Modeling on Reduction Reaction of Metal Oxides for Submerged Arc Furnace in Ferrochrome Pellets Smelting Process

A three-dimensional transient multi-physical field model with comprehensive reduction reaction consideration has been developed to capture the complex processes of a three-phase submerged arc furnace. The multi-physics model integrates electromagnetic, fluid flow, reduction reaction, and thermodynamics phenomenon in unison computational framework. The furnace internal structure consists of arc and furnace charge, for which the physical properties include temperature dependence.

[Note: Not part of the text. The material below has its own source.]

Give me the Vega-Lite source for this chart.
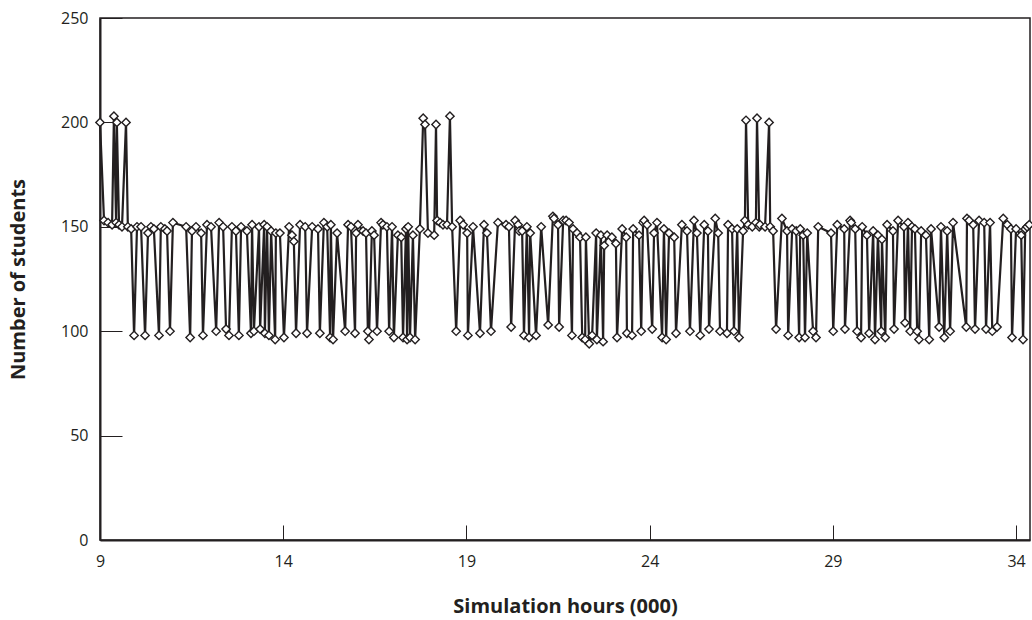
{
  "$schema": "https://vega.github.io/schema/vega-lite/v6.json",
  "width": 930,
  "height": 522,
  "autosize": {"type": "none"},
  "padding": {"left": 100, "top": 18, "right": 2, "bottom": 80},
  "background": "white",
  "config": {
    "view": {"stroke": "#231f20", "strokeWidth": 1.5},
    "font": "Open Sans",
    "axis": {
      "grid": false,
      "domainColor": "#231f20",
      "domainWidth": 2,
      "tickColor": "#231f20",
      "tickWidth": 1,
      "labelFont": "Open Sans",
      "labelFontSize": 16,
      "labelColor": "#231f20",
      "labelFlush": false,
      "titleFont": "Open Sans",
      "titleFontSize": 20,
      "titleFontWeight": "bold",
      "titleColor": "#231f20"
    }
  },
  "data": {"values": [
    {"h":9.00,"n":200},{"h":9.11,"n":153},{"h":9.22,"n":152},{"h":9.33,"n":151},{"h":9.38,"n":203},{"h":9.44,"n":152},{"h":9.46,"n":200},{"h":9.52,"n":151},{"h":9.60,"n":150},{"h":9.71,"n":200},{"h":9.76,"n":150},{"h":9.85,"n":149},{"h":9.93,"n":98},{"h":10.01,"n":150},{"h":10.12,"n":150},{"h":10.23,"n":98},{"h":10.31,"n":147},{"h":10.39,"n":150},{"h":10.47,"n":149},{"h":10.61,"n":98},{"h":10.66,"n":150},{"h":10.77,"n":149},{"h":10.83,"n":148},{"h":10.91,"n":100},{"h":10.99,"n":152},
    {"h":11.35,"n":150},{"h":11.46,"n":97},{"h":11.51,"n":148},{"h":11.62,"n":150},{"h":11.76,"n":147},{"h":11.81,"n":98},{"h":11.92,"n":151},{"h":12.03,"n":150},{"h":12.17,"n":100},{"h":12.25,"n":152},{"h":12.36,"n":150},{"h":12.44,"n":101},{"h":12.52,"n":98},{"h":12.60,"n":150},{"h":12.71,"n":148},{"h":12.79,"n":98},{"h":12.85,"n":150},{"h":13.01,"n":148},{"h":13.12,"n":99},{"h":13.15,"n":151},
    {"h":13.20,"n":100},{"h":13.34,"n":150},{"h":13.37,"n":101},{"h":13.48,"n":151},{"h":13.50,"n":99},{"h":13.56,"n":150},{"h":13.61,"n":98},{"h":13.67,"n":148},{"h":13.78,"n":96},{"h":13.80,"n":147},{"h":13.91,"n":147},{"h":14.02,"n":97},{"h":14.16,"n":150},{"h":14.24,"n":146},{"h":14.29,"n":143},{"h":14.35,"n":99},{"h":14.46,"n":151},{"h":14.60,"n":150},{"h":14.65,"n":99},{"h":14.79,"n":150},{"h":14.95,"n":149},{"h":15.00,"n":99},{"h":15.11,"n":152},{"h":15.20,"n":150},{"h":15.28,"n":97},{"h":15.30,"n":151},
    {"h":15.36,"n":96},{"h":15.47,"n":147},{"h":15.69,"n":100},{"h":15.77,"n":151},{"h":15.85,"n":150},{"h":15.96,"n":99},{"h":15.99,"n":147},{"h":16.04,"n":151},{"h":16.18,"n":148},{"h":16.26,"n":147},{"h":16.31,"n":100},{"h":16.34,"n":96},{"h":16.42,"n":148},{"h":16.48,"n":146},{"h":16.56,"n":100},{"h":16.67,"n":152},{"h":16.72,"n":151},{"h":16.83,"n":150},{"h":16.89,"n":100},{"h":16.97,"n":150},{"h":17.02,"n":97},{"h":17.13,"n":146},{"h":17.22,"n":145},{"h":17.27,"n":97},{"h":17.35,"n":149},{"h":17.38,"n":96},
    {"h":17.41,"n":150},{"h":17.46,"n":97},{"h":17.54,"n":146},{"h":17.60,"n":96},{"h":17.73,"n":149},{"h":17.82,"n":202},{"h":17.87,"n":199},{"h":17.95,"n":147},{"h":18.12,"n":146},{"h":18.17,"n":199},{"h":18.20,"n":153},{"h":18.28,"n":152},{"h":18.36,"n":151},{"h":18.47,"n":151},{"h":18.55,"n":203},{"h":18.61,"n":150},{"h":18.72,"n":100},{"h":18.83,"n":153},{"h":18.91,"n":151},{"h":19.02,"n":147},{"h":19.04,"n":98},{"h":19.18,"n":150},{"h":19.37,"n":99},{"h":19.48,"n":151},{"h":19.56,"n":147},
    {"h":19.67,"n":100},{"h":19.86,"n":152},{"h":20.08,"n":151},{"h":20.16,"n":150},{"h":20.22,"n":102},{"h":20.33,"n":153},{"h":20.41,"n":151},{"h":20.44,"n":148},{"h":20.52,"n":148},{"h":20.57,"n":98},{"h":20.65,"n":150},{"h":20.71,"n":97},{"h":20.74,"n":147},{"h":20.90,"n":98},{"h":21.04,"n":150},{"h":21.23,"n":103},{"h":21.36,"n":155},{"h":21.39,"n":154},{"h":21.50,"n":151},{"h":21.53,"n":102},{"h":21.64,"n":153},
    {"h":21.72,"n":153},{"h":21.80,"n":152},{"h":21.88,"n":98},{"h":21.91,"n":149},{"h":22.02,"n":147},{"h":22.10,"n":145},{"h":22.16,"n":97},{"h":22.24,"n":96},{"h":22.26,"n":145},{"h":22.35,"n":94},{"h":22.43,"n":98},{"h":22.54,"n":147},{"h":22.56,"n":96},{"h":22.67,"n":146},{"h":22.73,"n":95},{"h":22.76,"n":141},{"h":22.84,"n":146},{"h":22.97,"n":145},{"h":23.08,"n":142},{"h":23.11,"n":97},{"h":23.25,"n":149},{"h":23.36,"n":145},{"h":23.38,"n":99},{"h":23.52,"n":98},{"h":23.55,"n":149},{"h":23.71,"n":146},{"h":23.77,"n":100},{"h":23.82,"n":152},
    {"h":23.85,"n":153},{"h":23.93,"n":151},{"h":24.07,"n":101},{"h":24.12,"n":147},{"h":24.20,"n":152},{"h":24.34,"n":97},{"h":24.39,"n":149},{"h":24.45,"n":96},{"h":24.53,"n":147},{"h":24.67,"n":145},{"h":24.72,"n":99},{"h":24.88,"n":151},{"h":25.02,"n":148},{"h":25.10,"n":100},{"h":25.21,"n":153},{"h":25.29,"n":147},{"h":25.38,"n":98},{"h":25.49,"n":151},{"h":25.59,"n":148},{"h":25.62,"n":101},{"h":25.79,"n":154},{"h":25.87,"n":147},{"h":25.92,"n":100},
    {"h":26.11,"n":99},{"h":26.14,"n":151},{"h":26.25,"n":149},{"h":26.30,"n":100},{"h":26.39,"n":149},{"h":26.44,"n":97},{"h":26.55,"n":148},{"h":26.60,"n":153},{"h":26.63,"n":201},{"h":26.69,"n":151},{"h":26.80,"n":150},{"h":26.90,"n":152},{"h":26.93,"n":202},{"h":26.99,"n":150},{"h":27.01,"n":151},{"h":27.15,"n":150},{"h":27.26,"n":200},{"h":27.29,"n":150},{"h":27.37,"n":148},{"h":27.45,"n":101},{"h":27.61,"n":154},{"h":27.75,"n":148},{"h":27.78,"n":98},{"h":27.89,"n":149},{"h":28.00,"n":148},{"h":28.08,"n":97},
    {"h":28.11,"n":149},{"h":28.19,"n":146},{"h":28.24,"n":97},{"h":28.30,"n":147},{"h":28.46,"n":100},{"h":28.54,"n":97},{"h":28.60,"n":150},{"h":28.95,"n":147},{"h":29.01,"n":100},{"h":29.12,"n":151},{"h":29.31,"n":149},{"h":29.33,"n":101},{"h":29.47,"n":153},{"h":29.50,"n":152},{"h":29.61,"n":149},{"h":29.66,"n":100},{"h":29.77,"n":97},{"h":29.80,"n":150},{"h":29.93,"n":146},{"h":29.99,"n":99},{"h":30.10,"n":148},{"h":30.15,"n":96},
    {"h":30.23,"n":146},{"h":30.32,"n":100},{"h":30.34,"n":144},{"h":30.43,"n":97},{"h":30.48,"n":151},{"h":30.64,"n":148},{"h":30.67,"n":101},{"h":30.78,"n":153},{"h":30.94,"n":150},{"h":30.97,"n":104},{"h":31.05,"n":152},{"h":31.11,"n":100},{"h":31.16,"n":150},{"h":31.24,"n":149},{"h":31.30,"n":100},{"h":31.35,"n":96},{"h":31.41,"n":148},{"h":31.54,"n":146},{"h":31.63,"n":96},{"h":31.68,"n":149},{"h":31.90,"n":102},{"h":31.95,"n":150},{"h":32.04,"n":97},{"h":32.12,"n":148},{"h":32.20,"n":100},{"h":32.28,"n":152},
    {"h":32.64,"n":102},{"h":32.66,"n":154},{"h":32.72,"n":153},{"h":32.83,"n":151},{"h":32.88,"n":101},{"h":32.99,"n":153},{"h":33.13,"n":152},{"h":33.18,"n":101},{"h":33.29,"n":152},{"h":33.35,"n":100},{"h":33.48,"n":102},{"h":33.65,"n":154},{"h":33.76,"n":151},{"h":33.86,"n":149},{"h":33.89,"n":97},{"h":34.00,"n":149},{"h":34.14,"n":146},{"h":34.19,"n":96},{"h":34.25,"n":149},{"h":34.30,"n":150},{"h":34.36,"n":151}
  ]},
  "encoding": {
    "x": {
      "field": "h", "type": "quantitative",
      "scale": {"domain": [9, 34.38], "nice": false, "zero": false},
      "axis": {
        "title": "Simulation hours (000)",
        "values": [9, 14, 19, 24, 29, 34],
        "tickSize": -15,
        "labelPadding": 28,
        "titlePadding": 27
      }
    },
    "y": {
      "field": "n", "type": "quantitative",
      "scale": {"domain": [0, 250], "nice": false},
      "axis": {
        "title": "Number of students",
        "values": [0, 50, 100, 150, 200, 250],
        "tickSize": -22,
        "labelPadding": 34,
        "titlePadding": 32
      }
    }
  },
  "layer": [
    {"mark": {"type": "line", "color": "#231f20", "strokeWidth": 2.2}},
    {"mark": {"type": "point", "shape": "diamond", "size": 70, "filled": true, "fill": "white", "stroke": "#231f20", "strokeWidth": 1.4, "opacity": 1}}
  ]
}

Aiming to search the optimum design for more efficient industrial operation, the electrode insertion depth is investigated. The predicted temperature distribution of high temperature is in agreement with the measurement and simulation results. The result shows that the temperature of arc zone is maximum, which is 5897.17 K. The high-temperature area of furnace charge is near the arc zone. The temperature distribution is similar with current density. With the increase of electrode insertion depth, the average voltage drop of three arc zones is 11.43, 11.12, 10.83, and 10.35 V, respectively. When the electrode insertion depth is 1.99 and 1.79 m, the maximum magnetic field intensity around the electrode bottom is of 0.068 and 0.063 T. Cr 2 O 3 mainly reacts under the arc bottom, while iron oxides are reduced less in the same location. An optimum electrode insertion depth exists according to the simulation results.